Being a parent is never an easy job, and although parents may have a conversation with children about drugs and smoking, there is a gap when it comes to alcohol. Some parents provide alcohol for children in the belief it helps to counter risky drinking – but the evidence is now clear it is more likely to give children a taste for it.

Delaying alcohol until 18 might feel unrealistic – but some children are being provided with alcohol way before the teenage years. Delaying the onset of alcohol is a key aim.

Most of the alcohol which children get drunk on comes from the family home. This also undermines age of sale laws designed to protect children’s health and can add to problems of underage drinking in local communities.

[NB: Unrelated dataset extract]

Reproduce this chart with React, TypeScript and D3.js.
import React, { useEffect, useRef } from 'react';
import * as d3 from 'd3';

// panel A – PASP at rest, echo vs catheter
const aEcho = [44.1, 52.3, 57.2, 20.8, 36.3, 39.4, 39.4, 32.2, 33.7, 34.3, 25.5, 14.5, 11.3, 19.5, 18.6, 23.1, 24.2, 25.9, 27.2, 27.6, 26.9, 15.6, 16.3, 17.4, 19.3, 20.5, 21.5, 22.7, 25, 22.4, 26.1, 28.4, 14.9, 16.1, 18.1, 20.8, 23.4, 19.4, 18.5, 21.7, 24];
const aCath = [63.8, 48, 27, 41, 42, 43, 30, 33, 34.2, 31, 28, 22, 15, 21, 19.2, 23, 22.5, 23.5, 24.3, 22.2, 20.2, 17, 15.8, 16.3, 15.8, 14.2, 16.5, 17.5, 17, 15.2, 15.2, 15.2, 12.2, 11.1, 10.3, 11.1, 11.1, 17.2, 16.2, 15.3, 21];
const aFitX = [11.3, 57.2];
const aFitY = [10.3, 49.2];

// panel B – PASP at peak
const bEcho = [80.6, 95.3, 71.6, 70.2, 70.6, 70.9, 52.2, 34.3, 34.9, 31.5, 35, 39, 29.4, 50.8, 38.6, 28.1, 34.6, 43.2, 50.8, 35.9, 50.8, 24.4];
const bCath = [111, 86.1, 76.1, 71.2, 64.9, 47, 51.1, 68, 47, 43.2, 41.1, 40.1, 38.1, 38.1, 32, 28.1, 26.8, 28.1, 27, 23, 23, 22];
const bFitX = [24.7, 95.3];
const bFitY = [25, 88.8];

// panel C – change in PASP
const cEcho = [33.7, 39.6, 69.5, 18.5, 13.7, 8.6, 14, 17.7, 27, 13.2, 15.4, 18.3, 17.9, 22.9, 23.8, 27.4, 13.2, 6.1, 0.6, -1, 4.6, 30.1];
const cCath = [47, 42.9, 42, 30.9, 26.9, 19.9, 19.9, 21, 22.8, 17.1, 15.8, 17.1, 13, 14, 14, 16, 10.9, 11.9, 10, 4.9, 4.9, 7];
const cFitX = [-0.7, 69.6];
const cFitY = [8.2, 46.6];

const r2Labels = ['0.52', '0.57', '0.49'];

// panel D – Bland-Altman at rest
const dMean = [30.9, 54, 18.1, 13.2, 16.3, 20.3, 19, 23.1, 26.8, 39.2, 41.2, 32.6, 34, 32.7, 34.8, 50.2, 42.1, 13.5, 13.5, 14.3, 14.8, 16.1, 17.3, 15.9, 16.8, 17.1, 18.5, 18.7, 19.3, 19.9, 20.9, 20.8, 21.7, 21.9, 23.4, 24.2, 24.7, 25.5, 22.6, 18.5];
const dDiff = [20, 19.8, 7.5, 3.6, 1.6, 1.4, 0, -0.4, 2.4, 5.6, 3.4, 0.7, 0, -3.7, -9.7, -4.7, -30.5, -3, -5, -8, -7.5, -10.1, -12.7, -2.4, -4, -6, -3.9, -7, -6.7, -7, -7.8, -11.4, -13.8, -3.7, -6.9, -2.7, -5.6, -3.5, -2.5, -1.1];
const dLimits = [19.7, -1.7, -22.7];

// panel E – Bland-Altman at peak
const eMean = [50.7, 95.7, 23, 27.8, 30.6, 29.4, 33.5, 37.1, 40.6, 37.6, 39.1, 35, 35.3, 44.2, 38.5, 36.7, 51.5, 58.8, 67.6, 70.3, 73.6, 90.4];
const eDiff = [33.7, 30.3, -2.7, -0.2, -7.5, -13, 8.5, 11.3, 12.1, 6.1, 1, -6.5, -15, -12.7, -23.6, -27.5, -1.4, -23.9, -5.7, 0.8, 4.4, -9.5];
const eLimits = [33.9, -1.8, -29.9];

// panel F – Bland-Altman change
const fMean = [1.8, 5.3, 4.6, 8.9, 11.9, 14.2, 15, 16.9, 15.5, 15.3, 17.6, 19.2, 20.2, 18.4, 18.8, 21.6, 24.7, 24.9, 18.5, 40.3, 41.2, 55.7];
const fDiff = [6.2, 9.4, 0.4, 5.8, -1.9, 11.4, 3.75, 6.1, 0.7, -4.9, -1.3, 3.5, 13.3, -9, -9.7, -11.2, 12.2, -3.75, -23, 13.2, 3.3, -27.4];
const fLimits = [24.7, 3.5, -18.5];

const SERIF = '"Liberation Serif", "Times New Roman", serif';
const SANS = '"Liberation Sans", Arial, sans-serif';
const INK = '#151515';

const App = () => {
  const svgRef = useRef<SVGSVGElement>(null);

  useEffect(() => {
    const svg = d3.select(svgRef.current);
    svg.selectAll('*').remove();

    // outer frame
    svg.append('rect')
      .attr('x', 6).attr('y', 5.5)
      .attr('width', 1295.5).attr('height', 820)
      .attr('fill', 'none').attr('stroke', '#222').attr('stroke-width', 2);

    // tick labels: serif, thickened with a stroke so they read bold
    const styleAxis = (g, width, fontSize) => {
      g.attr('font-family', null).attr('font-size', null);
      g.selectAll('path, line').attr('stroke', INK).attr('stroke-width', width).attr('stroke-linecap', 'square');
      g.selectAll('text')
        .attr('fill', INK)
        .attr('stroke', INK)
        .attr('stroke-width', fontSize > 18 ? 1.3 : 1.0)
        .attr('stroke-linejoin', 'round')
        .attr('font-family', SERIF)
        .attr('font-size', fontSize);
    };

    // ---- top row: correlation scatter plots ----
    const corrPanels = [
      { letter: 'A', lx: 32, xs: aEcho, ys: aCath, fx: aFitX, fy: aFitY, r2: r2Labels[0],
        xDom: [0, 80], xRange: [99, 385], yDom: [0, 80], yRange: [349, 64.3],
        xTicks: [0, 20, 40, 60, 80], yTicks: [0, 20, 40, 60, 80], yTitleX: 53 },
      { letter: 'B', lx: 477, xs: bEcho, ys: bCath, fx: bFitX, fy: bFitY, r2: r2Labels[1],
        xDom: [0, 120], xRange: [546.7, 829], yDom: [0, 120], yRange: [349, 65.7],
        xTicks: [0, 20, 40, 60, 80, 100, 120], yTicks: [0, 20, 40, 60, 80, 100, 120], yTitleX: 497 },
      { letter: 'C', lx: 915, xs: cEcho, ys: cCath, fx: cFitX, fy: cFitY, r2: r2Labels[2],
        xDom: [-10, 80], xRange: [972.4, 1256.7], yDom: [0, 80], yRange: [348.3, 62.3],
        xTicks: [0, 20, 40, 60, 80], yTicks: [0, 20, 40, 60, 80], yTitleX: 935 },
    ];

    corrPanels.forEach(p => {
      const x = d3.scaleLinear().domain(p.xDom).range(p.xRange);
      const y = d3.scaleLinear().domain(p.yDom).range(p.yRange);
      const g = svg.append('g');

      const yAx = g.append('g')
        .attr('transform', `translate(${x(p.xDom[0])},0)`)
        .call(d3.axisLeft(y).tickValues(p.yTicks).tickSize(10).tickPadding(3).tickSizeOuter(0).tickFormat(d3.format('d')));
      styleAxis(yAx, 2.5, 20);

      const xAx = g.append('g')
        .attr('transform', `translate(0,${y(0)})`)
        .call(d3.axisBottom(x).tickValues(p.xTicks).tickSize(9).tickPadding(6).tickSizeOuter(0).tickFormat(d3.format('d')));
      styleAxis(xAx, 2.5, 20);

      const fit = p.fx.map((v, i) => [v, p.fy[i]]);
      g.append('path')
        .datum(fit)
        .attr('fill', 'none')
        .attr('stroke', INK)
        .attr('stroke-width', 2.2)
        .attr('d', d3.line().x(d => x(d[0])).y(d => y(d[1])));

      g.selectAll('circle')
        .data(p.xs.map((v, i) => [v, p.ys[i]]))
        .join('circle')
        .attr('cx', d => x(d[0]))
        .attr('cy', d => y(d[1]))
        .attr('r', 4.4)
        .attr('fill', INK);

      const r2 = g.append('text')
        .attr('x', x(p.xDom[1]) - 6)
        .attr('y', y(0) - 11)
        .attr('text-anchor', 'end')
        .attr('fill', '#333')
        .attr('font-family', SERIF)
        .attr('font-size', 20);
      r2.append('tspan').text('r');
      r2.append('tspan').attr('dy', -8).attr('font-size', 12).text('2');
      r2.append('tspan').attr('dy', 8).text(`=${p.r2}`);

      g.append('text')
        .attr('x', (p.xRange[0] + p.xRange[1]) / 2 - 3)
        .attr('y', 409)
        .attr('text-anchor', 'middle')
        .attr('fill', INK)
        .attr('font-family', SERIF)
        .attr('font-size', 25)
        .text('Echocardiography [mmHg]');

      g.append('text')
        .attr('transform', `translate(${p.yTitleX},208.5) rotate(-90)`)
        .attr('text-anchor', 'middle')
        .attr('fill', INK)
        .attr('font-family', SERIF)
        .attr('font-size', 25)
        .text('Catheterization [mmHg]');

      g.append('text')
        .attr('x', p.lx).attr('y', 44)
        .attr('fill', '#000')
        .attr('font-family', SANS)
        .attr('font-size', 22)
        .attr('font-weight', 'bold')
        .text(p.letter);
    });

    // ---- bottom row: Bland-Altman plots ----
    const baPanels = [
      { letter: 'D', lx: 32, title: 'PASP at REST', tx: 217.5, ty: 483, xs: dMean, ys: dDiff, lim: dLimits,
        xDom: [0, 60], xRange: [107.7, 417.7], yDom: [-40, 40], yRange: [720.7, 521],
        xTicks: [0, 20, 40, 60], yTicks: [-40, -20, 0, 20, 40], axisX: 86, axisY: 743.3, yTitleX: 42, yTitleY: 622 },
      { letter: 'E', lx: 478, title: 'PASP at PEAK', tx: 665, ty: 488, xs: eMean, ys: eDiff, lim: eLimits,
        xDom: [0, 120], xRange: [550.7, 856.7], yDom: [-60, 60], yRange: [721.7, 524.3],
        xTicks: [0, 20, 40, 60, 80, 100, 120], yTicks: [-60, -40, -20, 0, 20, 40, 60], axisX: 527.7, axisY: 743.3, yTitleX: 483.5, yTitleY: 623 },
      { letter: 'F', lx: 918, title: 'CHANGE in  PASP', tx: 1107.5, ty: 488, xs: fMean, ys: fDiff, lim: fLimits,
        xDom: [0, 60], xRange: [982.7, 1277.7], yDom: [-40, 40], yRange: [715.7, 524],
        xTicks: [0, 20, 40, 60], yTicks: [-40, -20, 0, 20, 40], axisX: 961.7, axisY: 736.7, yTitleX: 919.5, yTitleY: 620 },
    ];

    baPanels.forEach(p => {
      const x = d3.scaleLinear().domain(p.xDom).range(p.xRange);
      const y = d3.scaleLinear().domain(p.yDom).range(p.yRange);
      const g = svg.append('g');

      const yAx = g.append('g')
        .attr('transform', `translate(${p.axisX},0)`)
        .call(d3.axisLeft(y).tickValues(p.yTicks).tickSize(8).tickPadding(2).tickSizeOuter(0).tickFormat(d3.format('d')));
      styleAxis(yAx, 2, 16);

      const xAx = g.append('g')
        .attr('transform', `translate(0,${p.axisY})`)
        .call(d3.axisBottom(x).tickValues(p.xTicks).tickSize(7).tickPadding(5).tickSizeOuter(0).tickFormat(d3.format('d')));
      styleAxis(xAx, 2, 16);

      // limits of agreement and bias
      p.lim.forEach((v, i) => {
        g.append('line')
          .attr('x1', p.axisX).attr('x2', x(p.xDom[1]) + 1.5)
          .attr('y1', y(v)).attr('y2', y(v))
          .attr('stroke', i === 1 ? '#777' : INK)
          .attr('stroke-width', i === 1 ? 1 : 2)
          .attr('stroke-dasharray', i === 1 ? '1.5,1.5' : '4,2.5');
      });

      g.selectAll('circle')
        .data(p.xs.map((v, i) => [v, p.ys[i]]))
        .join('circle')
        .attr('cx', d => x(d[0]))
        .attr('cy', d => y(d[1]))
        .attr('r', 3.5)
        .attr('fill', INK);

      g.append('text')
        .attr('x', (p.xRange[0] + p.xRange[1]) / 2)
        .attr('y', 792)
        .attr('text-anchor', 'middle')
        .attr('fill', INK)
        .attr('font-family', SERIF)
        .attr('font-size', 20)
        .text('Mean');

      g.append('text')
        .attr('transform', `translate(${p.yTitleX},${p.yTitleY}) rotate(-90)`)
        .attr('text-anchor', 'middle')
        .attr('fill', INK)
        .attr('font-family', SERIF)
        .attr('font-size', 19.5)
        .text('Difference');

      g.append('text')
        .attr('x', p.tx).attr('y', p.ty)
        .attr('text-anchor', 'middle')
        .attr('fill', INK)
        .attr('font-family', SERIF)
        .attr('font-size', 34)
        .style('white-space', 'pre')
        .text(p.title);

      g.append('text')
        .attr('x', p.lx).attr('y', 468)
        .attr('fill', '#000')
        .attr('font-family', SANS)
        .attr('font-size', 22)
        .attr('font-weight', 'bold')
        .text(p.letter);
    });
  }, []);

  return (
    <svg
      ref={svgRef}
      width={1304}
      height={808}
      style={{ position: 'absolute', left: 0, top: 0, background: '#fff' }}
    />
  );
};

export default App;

What’s the Harm has run as advertising on radio, digital display and Facebook and on bus/ outdoor advertising. We have also followed up with PR, news and social media content and videos featuring parents, teachers, police, GPs and family charity ADFAM.
The campaign website and information platform is an information hub for parents and also offers a free downloadable Parents Guide.

What’s the Harm has also provided point of sale materials for local authority partners to share with shops to support alcohol age of sale law (see Point of Sale Materials section).


A campaign evaluation found it was well received by parents

  • 6/10 parents who saw or heard the campaign said it made them understand how alcohol can harm children’s health
  • 6/10 said it made them think twice about allowing their children to have alcohol in the future
  • 8% said it changed their mind about the age children should be allowed alcohol
  • 2/3 who recalled campaign took action – 20% said they talked to their child about alcohol, and 12% stopped drinking in front of children

We have also had around 123,000 visits so far to the campaign website since launch in 2018.

As part of the campaign we created over 84 pieces of news coverage in our first two phases including the Mail Online and The Times as well as local and regional titles.